You can also build pollinator gardens – groups of plants with blooms that supply the pollen and nectar that critical insects require. We need diverse communities of pollinator insects not only because they are important to human crops but because they pollinate 80 percent of all plants. Although declines in honeybee populations have gotten a lot of press, 4,000 species of native bees pollinated the vast majority of the plants in North America before we introduced the honeybee from Europe. Most of these native bees are suffering from our tendency to replace blooming native plants with lawn and concrete. Plants like goldenrod, asters, sunflowers, violets, evening primrose and native willows are best at supporting native bees, and they attract generalist pollinators like honeybees and bumblebees as well.
Lastly, you can put motion sensors on your security lights or replace white bulbs with yellow LEDs. White lights draw insects all night long, exhausting them and making them easy prey for bats and birds, but yellow bulbs attract few insects. If each of the millions of lights we turn on in this country, mostly out of habit, kills just a few insects each night – well, you can do the math.

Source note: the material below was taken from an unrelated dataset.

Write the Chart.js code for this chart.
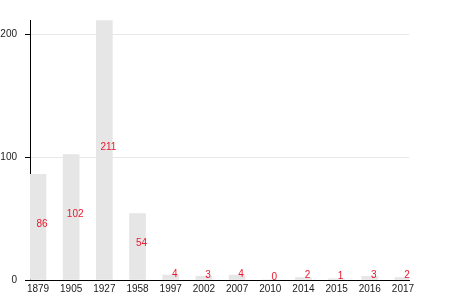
<!DOCTYPE html>
<html lang="en">
<head>
    <meta charset="UTF-8">
    <title>Counts by year</title>
    <script src="https://cdn.jsdelivr.net/npm/chart.js"></script>
    <style>
        body { margin: 0; background: #fff; }
    </style>
</head>
<body>
    <canvas id="barChart" width="450" height="300"></canvas>

    <script>
        const years = ['1879', '1905', '1927', '1958', '1997', '2002', '2007', '2010', '2014', '2015', '2016', '2017'];
        const counts = [86, 102, 211, 54, 4, 3, 4, 0, 2, 1, 3, 2];
        const yTicks = [0, 100, 200];

        // draws the red value labels next to each bar, plus the little stub of x axis left of the y axis
        const valueLabels = {
            id: 'valueLabels',
            afterDatasetsDraw(chart) {
                const ctx = chart.ctx;
                const meta = chart.getDatasetMeta(0);
                ctx.save();
                ctx.font = '10px "Liberation Sans", Arial, sans-serif';
                ctx.fillStyle = 'rgb(232, 24, 44)';
                ctx.textAlign = 'center';
                ctx.textBaseline = 'middle';
                meta.data.forEach((bar, i) => {
                    const mid = (bar.y + bar.base) / 2;
                    ctx.fillText(String(counts[i]), bar.x + 4, mid - 3);
                });
                const area = chart.chartArea;
                ctx.strokeStyle = '#000';
                ctx.lineWidth = 1;
                ctx.beginPath();
                ctx.moveTo(area.left - 5, area.bottom + 0.5);
                ctx.lineTo(area.left, area.bottom + 0.5);
                ctx.stroke();
                ctx.restore();
            }
        };

        const ctx = document.getElementById('barChart').getContext('2d');
        const barChart = new Chart(ctx, {
            type: 'bar',
            data: {
                datasets: [{
                    data: counts.map((c, i) => ({ x: i, y: c })),
                    backgroundColor: '#e6e6e6',
                    borderWidth: 0,
                    barThickness: 16
                }]
            },
            options: {
                responsive: false,
                animation: false,
                layout: { padding: { top: 20, right: 41, left: 0, bottom: 0 } },
                plugins: {
                    legend: { display: false },
                    tooltip: { enabled: false }
                },
                scales: {
                    x: {
                        type: 'linear',
                        offset: false,
                        min: -0.2411,
                        max: 11.181,
                        grid: { display: false, drawTicks: false },
                        border: { display: true, color: '#000', width: 1 },
                        ticks: {
                            stepSize: 1,
                            includeBounds: false,
                            autoSkip: false,
                            maxTicksLimit: 20,
                            maxRotation: 0,
                            padding: 3,
                            color: '#1a1a1a',
                            font: { family: '"Liberation Sans", Arial, sans-serif', size: 10 },
                            callback: (v) => years[v] !== undefined ? years[v] : ''
                        },
                        afterFit: (scale) => { scale.height = 20; }
                    },
                    y: {
                        min: 0,
                        max: 211.4,
                        grid: {
                            color: '#e8e8e8',
                            tickColor: '#000',
                            tickLength: 5
                        },
                        border: { display: true, color: '#000', width: 1 },
                        afterBuildTicks: (scale) => {
                            scale.ticks = yTicks.map(v => ({ value: v }));
                        },
                        ticks: {
                            padding: 8,
                            color: '#1a1a1a',
                            font: { family: '"Liberation Sans", Arial, sans-serif', size: 10 }
                        },
                        afterFit: (scale) => { scale.width = 30; }
                    }
                }
            },
            plugins: [valueLabels]
        });
    </script>
</body>
</html>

We can no longer leave conservation to professional conservationists; there simply are not enough of them. Along with land ownership comes responsibility for stewarding the life associated with that land. The task is not as enormous as it seems. Just take care of the life on your property. It seems a lot easier than trying to save the entire planet, but they’re really the same thing. You can’t reverse insect declines by yourself, but if we each do our own small part, not only can we restore insect populations, we will create the largest collective conservation effort in history – one that can and must succeed, for our own good.
Douglas W. Tallamy is the author of Nature’s Best Hope: A New Approach to Conservation That Starts in Your Yard. He is a professor of entomology in the Dept. of Entomology and Wildlife Ecology at the University of Delaware.